Joan è in auto con suo marito Larry, stanno andando a un gender reveal party di famiglia, discutono del più e del meno. Insieme da 65 anni, rivedono in casa una foto del primo marito di Joan, il perfetto Luke, morto in guerra. Una visione “fatale” per Larry, che si risveglia nell’Aldilà. Quando anche Joan lo raggiungerà i due si ritroveranno, ma scopriranno che c’è anche Luke in attesa. Starà a Joan, divisa tra i due grandi amori della sua vita, decidere in una manciata di giorni con chi passare tutta l’eternità.
È una commedia romantica brillante, visionaria e commovente, Eternity. Non è una rom-com qualsiasi, incentrata sul solito triangolo amoroso, si rivela sorprendente e originale nella scrittura e nello sviluppo, dando continuamente senso e sostanza alla sua definizione.
Commedia, perché fa ridere veramente, propone battute esilaranti, acute, intelligenti e ben scritte. Ma in senso più ampio non rinuncia alla parte più malinconica, con colpi di scena e toccanti punte di drammaticità capaci di commuovere. Romantica, perché tutto ruota attorno all’amore, e a una serie di domande.
La prima, di situazione: con chi passare tutta l’eternità, considerato che non si può poi fuggire dalla scelta, pena il confino in un vuoto senza fine? La seconda, di scelta: vale di più un grande amore giovanile, esplosivo, passionale, ma mai vissuto fino in fondo nell’adultità, o un amore ordinario lungo 65 anni, logorato dal tempo, dai litigi, cementificato dal crescere insieme e dalla cura reciproca? La terza, esistenziale: di cosa siamo fatti, se non di ricordi condivisi?
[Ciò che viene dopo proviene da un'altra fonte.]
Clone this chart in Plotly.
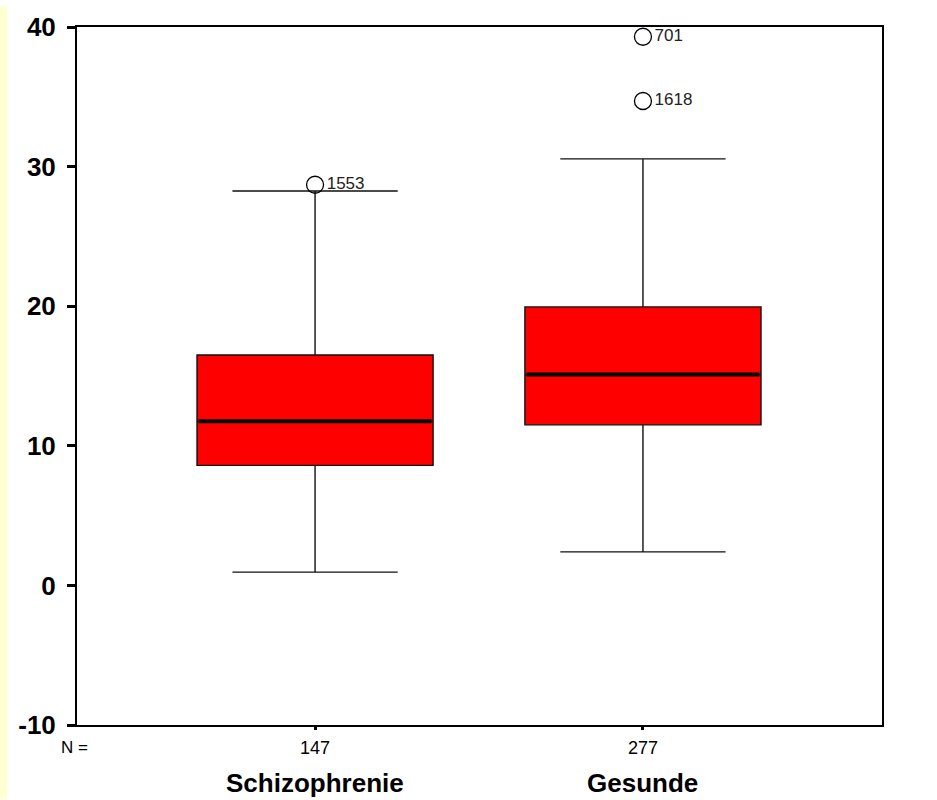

A una sceneggiatura brillante e capace di virare dall’esilarante al commovente – e sempre di emozionare – firmata Pat Cunnan, si aggiunge una regia capace, quella di David Freyne, che realizza una commedia pop decisamente ironica e autoironica, che non rinuncia alla visionarietà di certe scene.
Su tutte, una fuga finale che non sveleremo, e che porta con sé suggestioni di Se mi lasci ti cancello di Michel Gondry (e del decisamente meno riuscito A Big Bold Beautiful Journey). C’è una chiara e lieve denuncia alle folli rigidità del sistema dietro il racconto finale della ricerca e punizione dei trasgressori dell’Al di là: a tutti è democraticamente garantita l’eternità, buoni e cattivi, ma a nessuno è concesso il ripensamento. Una volta che si sceglie un’eternità (ce ne sono diverse tra cui scegliere, altra stoccata al consumismo e alla sovrabbondanza di opportunità in cui siamo sempre immersi) e la persona con cui passarla non si può più tornare indietro. Un after life che non ha nulla a che vedere con i vari Ghost e Al di là dei sogni, se non il tocco di chiaro romanticismo che pervade tutta l’opera, la sua ironia sfrenata e graffiante ne rimarca a ogni scena l’unicità.